The NYPD has not responded to questions about that statistic, but 311 records show many noise complaints are resolved informally, without tickets, after visits from police.

If residents are unsatisfied with the NYPD response, they can also escalate grievances to the city’s Department of Environmental Protection. But the I-Team found fines issued by the DEP are also few and far between. 

In the last five years, city records show 180 DEP violations issued under the part of the NYC Noise Control Code related to music played in commercial establishments.

That amounts to an average of 36 tickets a year issued to bars, clubs, and restaurants citywide. 

"It’s irritating, but honestly not surprising," said a Lower East Side resident who wanted to remain anonymous for fear of retaliation by her rent-controlled landlord.

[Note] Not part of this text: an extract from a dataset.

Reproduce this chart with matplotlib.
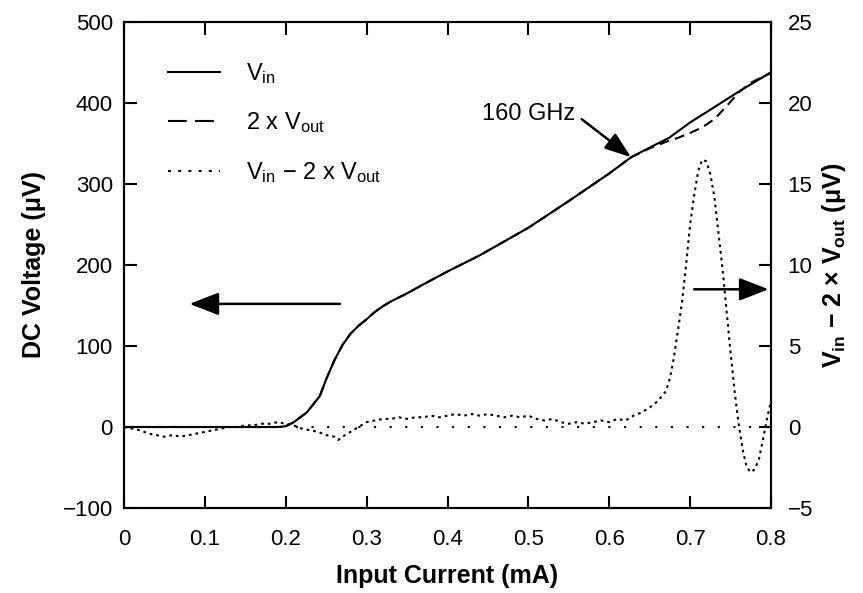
import matplotlib
matplotlib.use("Agg")
import matplotlib.pyplot as plt
from matplotlib.lines import Line2D

plt.rcParams['font.family'] = ['Liberation Sans', 'DejaVu Sans']
plt.rcParams['mathtext.fontset'] = 'custom'
plt.rcParams['mathtext.rm'] = 'Liberation Sans'
plt.rcParams['mathtext.it'] = 'Liberation Sans:italic'
plt.rcParams['mathtext.bf'] = 'Liberation Sans:bold'

# ---------------- data ----------------
vin_current = [0.00, 0.05, 0.10, 0.15, 0.19, 0.20, 0.21, 0.226, 0.242, 0.25, 0.26, 0.27,
               0.28, 0.29, 0.30, 0.31, 0.32, 0.33, 0.34, 0.35, 0.37, 0.40, 0.44, 0.50,
               0.55, 0.60, 0.627, 0.65, 0.674, 0.70, 0.727, 0.76, 0.785, 0.80]
vin_voltage = [0, 0, 0, 0, 0, 1, 6, 18, 38, 59, 82, 101,
               115, 125, 133, 142, 149, 155, 160, 165, 176, 192, 212, 246,
               279, 313, 333, 345, 357, 376, 393, 414, 429, 438]

vout2_current = [0.00, 0.05, 0.10, 0.15, 0.19, 0.20, 0.21, 0.226, 0.242, 0.25, 0.26, 0.27,
                 0.28, 0.29, 0.30, 0.31, 0.32, 0.33, 0.34, 0.35, 0.37, 0.40, 0.44, 0.50,
                 0.55, 0.60, 0.627, 0.65, 0.67, 0.685, 0.70, 0.715, 0.73, 0.745, 0.76,
                 0.775, 0.785, 0.80]
vout2_voltage = [0, 0, 0, 0, 0, 1, 6, 18, 38, 59, 82, 101,
                 115, 125, 133, 142, 149, 155, 160, 165, 176, 192, 212, 246,
                 279, 313, 333, 344, 352, 357, 363, 370, 380, 396, 413,
                 425, 430, 437]

diff_current = [0.00, 0.01, 0.02, 0.03, 0.04, 0.05, 0.06, 0.07, 0.08, 0.09, 0.10, 0.11,
                0.12, 0.13, 0.14, 0.15, 0.16, 0.17, 0.18, 0.19, 0.20, 0.21, 0.22, 0.23,
                0.24, 0.25, 0.26, 0.265, 0.27, 0.28, 0.29, 0.30, 0.31, 0.32, 0.33, 0.34,
                0.35, 0.36, 0.37, 0.38, 0.39, 0.40, 0.41, 0.42, 0.43, 0.44, 0.45, 0.46,
                0.47, 0.48, 0.49, 0.50, 0.51, 0.52, 0.53, 0.54, 0.55, 0.56, 0.57, 0.58,
                0.59, 0.60, 0.61, 0.62, 0.63, 0.64, 0.65, 0.66, 0.67, 0.675, 0.68, 0.685,
                0.69, 0.695, 0.70, 0.705, 0.71, 0.715, 0.72, 0.725, 0.73, 0.735, 0.74,
                0.745, 0.75, 0.755, 0.76, 0.765, 0.77, 0.775, 0.78, 0.785, 0.79, 0.795, 0.80]
diff_voltage = [0.0, -0.1, -0.2, -0.4, -0.5, -0.6, -0.5, -0.6, -0.5, -0.4, -0.3, -0.2,
                -0.1, 0.0, 0.0, 0.1, 0.1, 0.2, 0.2, 0.3, 0.2, 0.1, -0.1, -0.2,
                -0.3, -0.5, -0.6, -0.8, -0.6, -0.3, 0.0, 0.3, 0.4, 0.5, 0.5, 0.6,
                0.5, 0.6, 0.6, 0.7, 0.6, 0.7, 0.8, 0.7, 0.8, 0.7, 0.8, 0.7,
                0.6, 0.7, 0.6, 0.7, 0.5, 0.4, 0.5, 0.3, 0.2, 0.3, 0.2, 0.3,
                0.4, 0.3, 0.5, 0.4, 0.7, 0.9, 1.2, 1.6, 2.2, 3.0, 4.3, 6.0,
                7.7, 10.0, 12.5, 14.3, 15.8, 16.5, 16.4, 15.6, 14.2, 12.0, 9.8,
                7.2, 4.6, 2.2, 0.2, -1.4, -2.5, -2.8, -2.6, -2.0, -0.8, 0.5, 1.6]

zero_current = [0.0, 0.8]
zero_level = [0.0, 0.0]

x_ticks = [0.0, 0.1, 0.2, 0.3, 0.4, 0.5, 0.6, 0.7, 0.8]
x_tick_labels = ['0', '0.1', '0.2', '0.3', '0.4', '0.5', '0.6', '0.7', '0.8']
left_ticks = [-100, 0, 100, 200, 300, 400, 500]
left_tick_labels = ['\u2212100', '0', '100', '200', '300', '400', '500']
right_ticks = [-5, 0, 5, 10, 15, 20, 25]
right_tick_labels = ['\u22125', '0', '5', '10', '15', '20', '25']

# ---------------- figure ----------------
W, H = 863, 593
fig = plt.figure(figsize=(W / 100, H / 100), dpi=100)
ax = fig.add_axes([124 / W, 1 - 508 / H, (771 - 124) / W, (508 - 22) / H])
ax2 = ax.twinx()

lw = 1.5
ax.plot(vout2_current, vout2_voltage, color='black', lw=lw, linestyle=(0, (4.8, 2.9)))
ax.plot(vin_current, vin_voltage, color='black', lw=lw, solid_capstyle='butt')
ax2.plot(diff_current, diff_voltage, color='black', lw=lw, linestyle=(0, (1.3, 1.9)))
ax2.plot(zero_current, zero_level, color='black', lw=lw, linestyle=(0, (1.0, 6.5)))

ax.set_xlim(0, 0.8)
ax.set_ylim(-100, 500)
ax2.set_ylim(-5, 25)

ax.set_xticks(x_ticks)
ax.set_xticklabels(x_tick_labels)
ax.set_yticks(left_ticks)
ax.set_yticklabels(left_tick_labels)
ax2.set_yticks(right_ticks)
ax2.set_yticklabels(right_tick_labels)

tick_fs = 16
ax.tick_params(axis='both', direction='in', length=9, width=1.5, labelsize=tick_fs, pad=8)
ax.tick_params(axis='x', top=True, pad=15)
ax.tick_params(axis='y', right=False)
ax2.tick_params(axis='y', direction='in', length=9, width=1.5, labelsize=tick_fs, pad=12)
for a in (ax, ax2):
    for s in a.spines.values():
        s.set_linewidth(1.5)

lab_fs = 18
ax.set_xlabel('Input Current (mA)', fontsize=lab_fs, fontweight='bold', labelpad=10)
ax.set_ylabel('DC Voltage (\u03bcV)', fontsize=lab_fs, fontweight='bold', labelpad=12)
ax2.set_ylabel(r'$\mathbf{V_{in}}$ $\mathbf{-}$ $\mathbf{2}$ $\mathbf{\times}$ $\mathbf{V_{out}}$ ' + '(\u03bcV)',
               fontsize=lab_fs, fontweight='bold', labelpad=5)

# legend (proxy handles)
leg_fs = 17
handles = [Line2D([], [], color='black', lw=lw),
           Line2D([], [], color='black', lw=lw, linestyle=(0, (9, 4))),
           Line2D([], [], color='black', lw=lw, linestyle=(0, (1.4, 3.5)))]
labels = [r'V$_{\rm in}$', r'2 x V$_{\rm out}$', r'V$_{\rm in}$ $-$ 2 x V$_{\rm out}$']
leg = ax.legend(handles, labels, loc='upper left', bbox_to_anchor=(0.068, 0.92),
                frameon=False, fontsize=leg_fs, handlelength=2.2, handletextpad=1.1,
                labelspacing=1.05, borderpad=0, borderaxespad=0)

# annotations
head = dict(arrowstyle='-|>,head_length=0.9,head_width=0.35', color='black', lw=1.8,
            shrinkA=0, shrinkB=0, mutation_scale=20)
ax.annotate('', xy=(0.081, 152), xytext=(0.267, 152), arrowprops=head)
ax2.annotate('', xy=(0.797, 8.5), xytext=(0.705, 8.5), arrowprops=head)
head_small = dict(arrowstyle='-|>,head_length=0.9,head_width=0.32', color='black', lw=1.8,
                  shrinkA=0, shrinkB=0, mutation_scale=18)
ax.annotate('', xy=(0.627, 333), xytext=(0.566, 380), arrowprops=head_small)
ax.text(0.558, 386, '160 GHz', fontsize=leg_fs, ha='right', va='center')

fig.savefig('out.png', dpi=100)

After she summoned a DEP noise inspector, he failed to capture a noise meter reading indicating a violation.

"I don’t know how many complaints I had to make to even get them to come out and do a reading to then know that, 'Oh, well, it was just pointless,'" she said.

The DEP blames the relatively small number of noise violations on the fact that many complainants fail to provide sufficient contact information or cancel their request for an inspector.

But Alan Fierstein, an acoustic consultant who helps New Yorkers document noise levels inside homes and businesses, says he believes city noise inspectors often fail to record violations because they often don’t isolate the lower frequencies associated with thumping bass. 

"Let me tell you what happens," Fierstein said. "An inspector has ears. They go to someone’s apartment. The complainant says, 'You can hear that restaurant, you can hear that bass booming through,' and they say, 'Yes, I’m sorry my meter doesn’t pick that up.'" 

Tara Deighan, a DEP spokeswoman, said all inspectors who are likely to investigate reports of excessive nightlife noise are trained to use meters that can isolate noise on both the "A-scale" and the "C-scale." But she said A-scale readings, which put more emphasis on higher pitched sound, are more likely to result in the recording of violations.

"Under the City’s Noise Code, it is more likely that an inspector will be able to issue a violation against a commercial music establishment using the A scale, but where appropriate, the C scale is also utilized," Deighan said.

C-scale readings put more emphasis on noises in the bass range of the sound spectrum – which are harder to hear, but cause palpable vibrations.

Title 24, Chapter 2, Section 231(a) of the city’s Noise Control Code says restaurants can be fined for excessive noise on either the A-scale or the C-scale. In the last five years, the DEP has issued 180 summonses under that ordinance, but an examination by the I-Team found less than 10 percent of the tickets involved measurements that isolate the bass noise.

Fierstein says the sparsity of tickets for booming bass explains why so many New Yorkers fail to get desired resolutions to their noise complaints. 

"They hear only the bass [and] the city doesn’t effectively measure that."